Ian Luthe told The Register-Guard in Eugene that he was fired from his manager position at the Corvallis store last Friday because he also refused to take off his Black Lives Matter mask. Market of Choice, in a statement Monday, refuted the claim that Luthe was fired.

“I just hope for a policy change. I’m not necessarily looking to get rehired,” Luthe told the Register-Guard.

Employees in Corvallis had been wearing the Black Lives Matter masks for several days earlier in the week. Employees on Friday were told to take off such masks or leave. Several decided to go outside the Corvallis store to protest. Daily protests continued through Tuesday.

Protests have also been held at several other Market of Choice locations, including the Eugene corporate headquarters. Market of Choice has five stores in Eugene, three in the Portland area and others in Ashland, Bend and Corvallis.

In response to the company’s decision regarding the masks, Luthe said he turned in a 30-day notice that he would be leaving the company a week earlier, the Register-Guard reported.

He declined to comment for this story, saying he didn’t want to do any more interviews.

“We just don't understand how the company can release a statement saying they support the cause, but won't let their employees stand in solidarity,” said a current employee of the Corvallis store, who wanted to remain anonymous for fear of retaliation, in an email this week.

The employee later said a recent change in the company’s employee handbook prevented workers from talking with the media.

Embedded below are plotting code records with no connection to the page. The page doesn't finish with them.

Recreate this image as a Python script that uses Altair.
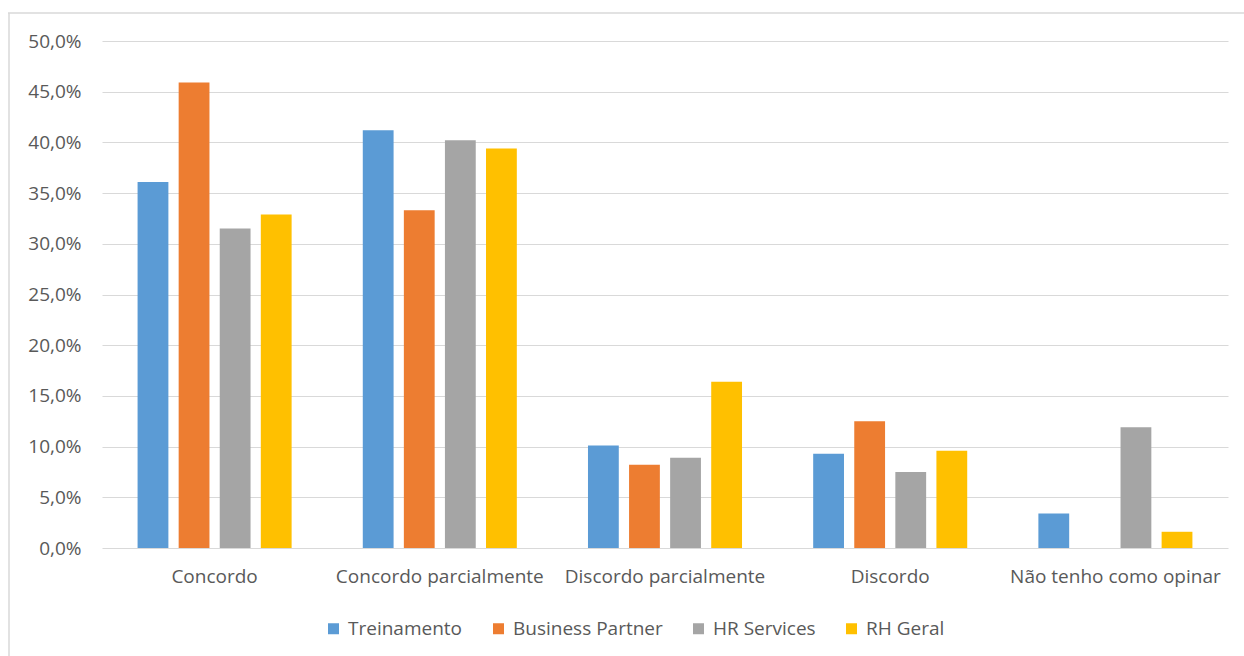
import altair as alt
import pandas as pd

categories = ["Concordo", "Concordo parcialmente", "Discordo parcialmente", "Discordo", "Não tenho como opinar"]
series = ["Treinamento", "Business Partner", "HR Services", "RH Geral"]
treinamento = [0.361, 0.412, 0.101, 0.093, 0.034]
business_partner = [0.459, 0.333, 0.082, 0.125, 0.0]
hr_services = [0.315, 0.402, 0.089, 0.075, 0.119]
rh_geral = [0.329, 0.394, 0.164, 0.096, 0.016]
colors = ["#5B9BD5", "#ED7D31", "#A5A5A5", "#FFC000"]

rows = []
for s, vals in zip(series, [treinamento, business_partner, hr_services, rh_geral]):
    for c, v in zip(categories, vals):
        rows.append({"categoria": c, "serie": s, "valor": v})
df = pd.DataFrame(rows)

FONT = "Open Sans"
TXT = "#595959"
GRID = "#D9D9D9"

bars = alt.Chart(df).mark_bar().encode(
    x=alt.X("categoria:N", sort=categories, title=None,
            scale=alt.Scale(paddingInner=0.316, paddingOuter=0.158),
            axis=alt.Axis(labelAngle=0, domain=False, ticks=False, labelPadding=19,
                          labelLimit=0, labelFont=FONT, labelFontSize=19,
                          labelColor=TXT, grid=False)),
    xOffset=alt.XOffset("serie:N", sort=series,
                        scale=alt.Scale(paddingInner=0.25, paddingOuter=0)),
    y=alt.Y("valor:Q", title=None,
            scale=alt.Scale(domain=[0, 0.5], nice=False),
            axis=alt.Axis(format=".1%", values=[i * 0.05 for i in range(11)], domain=False,
                          ticks=False, labelPadding=21, labelFont=FONT, labelFontSize=19,
                          labelColor=TXT, gridColor=GRID, gridWidth=1.2)),
    color=alt.Color("serie:N", sort=series, title=None,
                    scale=alt.Scale(domain=series, range=colors),
                    legend=alt.Legend(orient="none", direction="horizontal",
                                      legendX=222, legendY=578,
                                      symbolType="square", symbolSize=121,
                                      symbolStrokeWidth=0, labelOffset=5,
                                      columnPadding=26, labelFont=FONT,
                                      labelFontSize=19, labelColor=TXT, labelLimit=0)),
)

frame_df = pd.DataFrame({"a": [0]})
top_border = alt.Chart(frame_df).mark_rule(color=GRID, strokeWidth=1.5).encode(
    x=alt.value(-94), x2=alt.value(1142), y=alt.value(-28))
left_border = alt.Chart(frame_df).mark_rule(color=GRID, strokeWidth=1.5).encode(
    x=alt.value(-93), y=alt.value(-28), y2=alt.value(615))

chart = alt.layer(bars, top_border, left_border).properties(
    width=1126, height=507,
    autosize=alt.AutoSizeParams(type="none"),
    padding={"left": 102, "top": 41, "right": 16, "bottom": 108},
).configure(
    locale={"number": {"decimal": ",", "thousands": ".", "grouping": [3], "currency": ["R$", ""]}}
).configure_view(stroke=None)

chart.save("out.html", embed_options={"renderer": "svg", "actions": False})
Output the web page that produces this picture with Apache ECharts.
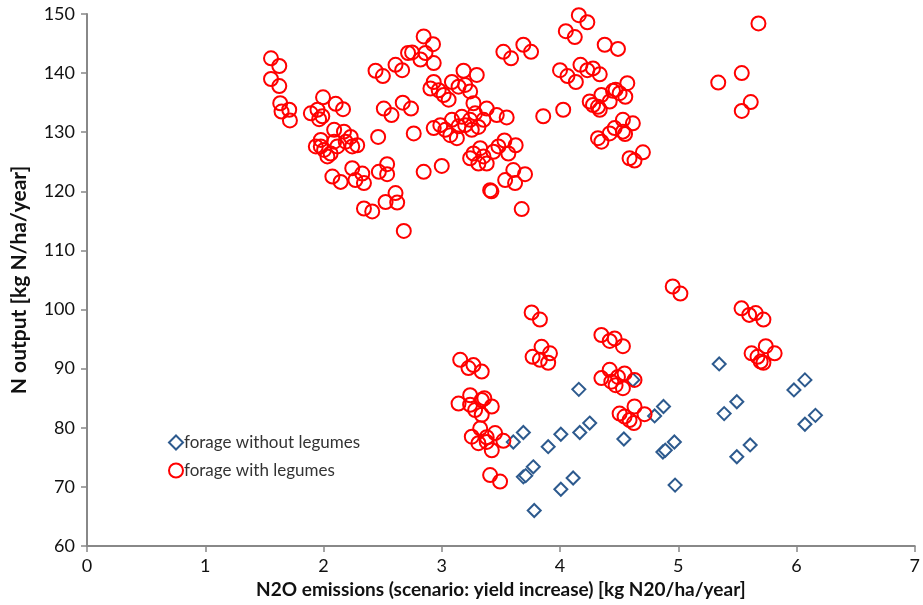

Corvallis employees were given masks in mid-March with no restrictions for what could be on them. They were encouraged to be creative with the masks, the employee said.

A statement released by the company Monday read: “At Market of Choice, we support our Black Community, Vendors and Employees. Not allowing employees to wear a Black Lives Matter mask is simply a dress code issue, similar to most other retailers. No one has been terminated for wearing a Black Lives Matter mask, despite reports to the contrary.”

The statement says that, since Wright’s June 12 post, store managers have met with every employee — 1,300 in all — and that discussions “have inspired ideas for how we can enhance our contributions and support our Black, Indigenous and People of Color (BIPOC) Communities.”

Market of Choice is increasing the size and representation of its equity and inclusion committee and partnering with organizations across the state to expand a combined outreach and support of BIPOC businesses, the statement read.